Mr. Moeller said the fact that the new screening can't be dodged will force truck drivers to comply with safety standards.
"Trucks using I-95 in the future will be safer," Mr. Moeller said. "They'll know they are going to be weighed."
He said the state and federal governments are putting more pressure on overweight trucks.
Ms. Brandt said that "it's important to make sure they're not driving with excessive weight and then causing unsafe conditions for other motorists."
The construction is in Cecil County's development corridor from Elkton to Perryville between U.S. 40 and I-95, said John Barclay, Perryville's town administrator.
It comes at a time when Stewart Associates, a land development company based in York, Pa., is doing the groundwork for what is expected to be a 40-acre shopping center on 160 acres just behind the weigh station and police barracks site.

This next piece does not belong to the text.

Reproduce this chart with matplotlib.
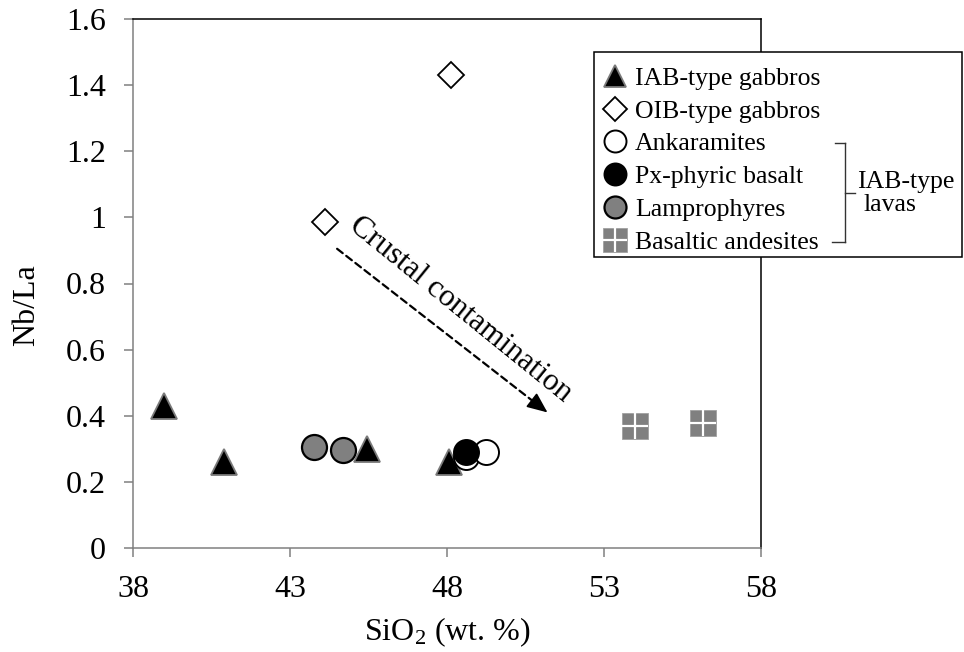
import matplotlib
matplotlib.use("Agg")
import matplotlib.pyplot as plt
from matplotlib.lines import Line2D
from matplotlib.patches import Rectangle
from matplotlib.legend_handler import HandlerTuple
from matplotlib.ticker import FixedLocator, FixedFormatter

plt.rcParams["font.family"] = ["Liberation Serif", "DejaVu Serif"]
plt.rcParams["mathtext.fontset"] = "custom"
plt.rcParams["mathtext.rm"] = "Liberation Serif"
plt.rcParams["mathtext.it"] = "Liberation Serif:italic"

# ---- data: SiO2 (wt. %) and Nb/La ----
iab_gabbro_sio2 = [39.0, 40.9, 45.45, 48.05]
iab_gabbro_nbla = [0.43, 0.26, 0.30, 0.26]

oib_gabbro_sio2 = [48.13, 44.1]
oib_gabbro_nbla = [1.43, 0.985]

ankaramite_sio2 = [48.6, 49.25]
ankaramite_nbla = [0.275, 0.29]

px_basalt_sio2 = [48.6]
px_basalt_nbla = [0.29]

lamprophyre_sio2 = [43.75, 44.7]
lamprophyre_nbla = [0.305, 0.297]

bas_andesite_sio2 = [54.0, 56.15]
bas_andesite_nbla = [0.37, 0.377]

# contamination trend arrow (start, end) in SiO2 / Nb/La
trend_sio2 = [44.5, 51.2]
trend_nbla = [0.905, 0.41]

x_ticks = [38, 43, 48, 53, 58]
y_ticks = [0, 0.2, 0.4, 0.6, 0.8, 1.0, 1.2, 1.4, 1.6]
y_tick_labels = ["0", "0.2", "0.4", "0.6", "0.8", "1", "1.2", "1.4", "1.6"]

W, H = 964, 652
fig = plt.figure(figsize=(W / 100, H / 100), dpi=100)


def fx(p):
    return p / W


def fy(p):
    return 1 - p / H


ax = fig.add_axes([fx(133), fy(548), fx(761) - fx(133), fy(19) - fy(548)])
ax.set_xlim(38, 58)
ax.set_ylim(0, 1.6)

grey = "#808080"
ax.spines["left"].set_color(grey)
ax.spines["bottom"].set_color(grey)
ax.spines["top"].set_color("black")
ax.spines["right"].set_color("black")
for s in ax.spines.values():
    s.set_linewidth(1.1)

ax.xaxis.set_major_locator(FixedLocator(x_ticks))
ax.yaxis.set_major_locator(FixedLocator(y_ticks))
ax.yaxis.set_major_formatter(FixedFormatter(y_tick_labels))
ax.tick_params(axis="both", direction="out", length=6.5, width=1.1, color=grey,
               labelsize=23, labelcolor="black")
ax.tick_params(axis="x", pad=13)
ax.tick_params(axis="y", pad=13)

ax.set_xlabel("SiO$_2$ (wt. %)", fontsize=23, labelpad=8)
ax.set_ylabel("Nb/La", fontsize=23, labelpad=18, y=0.459)

ms_tri = 18.5
ms_circ = 18
ms_dia = 13.5
ms_sq = 19

h_iab, = ax.plot(iab_gabbro_sio2, iab_gabbro_nbla, ls="none", marker="^", ms=ms_tri,
                 mfc="black", mec="#7a7a7a", mew=1.3, zorder=3)
h_oib, = ax.plot(oib_gabbro_sio2, oib_gabbro_nbla, ls="none", marker="D", ms=ms_dia,
                 mfc="white", mec="black", mew=1.3, zorder=3)
h_lam, = ax.plot(lamprophyre_sio2, lamprophyre_nbla, ls="none", marker="o", ms=ms_circ,
                 mfc=grey, mec="black", mew=1.6, zorder=2)
h_ank, = ax.plot(ankaramite_sio2, ankaramite_nbla, ls="none", marker="o", ms=ms_circ,
                 mfc="white", mec="black", mew=1.4, zorder=4)
h_px, = ax.plot(px_basalt_sio2, px_basalt_nbla, ls="none", marker="o", ms=ms_circ,
                mfc="black", mec="black", mew=1.4, zorder=5)
h_sq, = ax.plot(bas_andesite_sio2, bas_andesite_nbla, ls="none", marker="s", ms=ms_sq,
                mfc=grey, mec="#a0a0a0", mew=0.6, zorder=3)
h_sqx, = ax.plot(bas_andesite_sio2, bas_andesite_nbla, ls="none", marker="+", ms=ms_sq,
                 mec="white", mew=1.6, zorder=3.5)

# dashed trend line with a solid arrow head
ax.annotate("", xy=(trend_sio2[1], trend_nbla[1]), xytext=(trend_sio2[0], trend_nbla[0]),
            arrowprops=dict(arrowstyle="-", linestyle=(0, (3.2, 2.0)), lw=1.6,
                            color="black", shrinkA=0, shrinkB=6))
ax.annotate("", xy=(trend_sio2[1], trend_nbla[1]),
            xytext=(trend_sio2[1] - 0.06 * (trend_sio2[1] - trend_sio2[0]),
                    trend_nbla[1] - 0.06 * (trend_nbla[1] - trend_nbla[0])),
            arrowprops=dict(arrowstyle="-|>,head_length=0.7,head_width=0.3", lw=1.2,
                            color="black", shrinkA=0, shrinkB=0, mutation_scale=18))
ax.text(48.42, 0.72, "Crustal contamination", rotation=-39, rotation_mode="anchor",
        ha="center", va="center", fontsize=22.5)

# legend box
ax.add_patch(Rectangle((fx(594), fy(257)), fx(962) - fx(594), fy(52) - fy(257),
                       transform=fig.transFigure, facecolor="white", edgecolor="black",
                       lw=1.1, clip_on=False, zorder=9))

leg_handles = [h_iab, h_oib, h_ank, h_px, h_lam, (h_sq, h_sqx)]
leg_labels = ["IAB-type gabbros", "OIB-type gabbros", "Ankaramites",
              "Px-phyric basalt", "Lamprophyres", "Basaltic andesites"]
leg = ax.legend(leg_handles, leg_labels, loc="upper left",
                bbox_to_anchor=(fx(603), fy(67)), bbox_transform=fig.transFigure,
                borderaxespad=0, borderpad=0, frameon=False,
                fontsize=18.5, markerscale=0.88, handlelength=0.9, handletextpad=0.35,
                labelspacing=0.38,
                handler_map={tuple: HandlerTuple(ndivide=1, pad=0)})
leg.set_zorder(10)

# bracket grouping the lava types
bc = "#333333"
for (x0, y0), (x1, y1) in [((835, 143), (845, 143)), ((845, 143), (845, 242)),
                           ((845, 242), (832, 242)), ((845, 193), (855, 193))]:
    fig.add_artist(Line2D([fx(x0), fx(x1)], [fy(y0), fy(y1)], transform=fig.transFigure,
                          color=bc, lw=1.0, zorder=20))
fig.text(fx(857), fy(182), "IAB-type", fontsize=18.5, va="center", ha="left", zorder=20)
fig.text(fx(864), fy(205), "lavas", fontsize=18.5, va="center", ha="left", zorder=20)

fig.savefig("out.png", dpi=100)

Mike Vaughn, one of the company's associates, would not give specifics but said the proposed shopping center might include outlet stores. The entrance and the plumbing and sewer systems are being installed, he said, and store construction could begin by the end of this year.
Mr. Barclay seemed pleased by the construction. "Hopefully, it will bring people further into town," he said. "We need to work on bringing people off I-95 and into town to revitalize downtown Perryville."
Mr. Barclay said he hopes the commercial revitalization along I-95 will lead to an increase in residential development, but that the town needs to balance it with industrial and commercial services.
"Cecil County is becoming a bedroom community where people live here and work elsewhere," he said. "We need to provide more services for people within the county."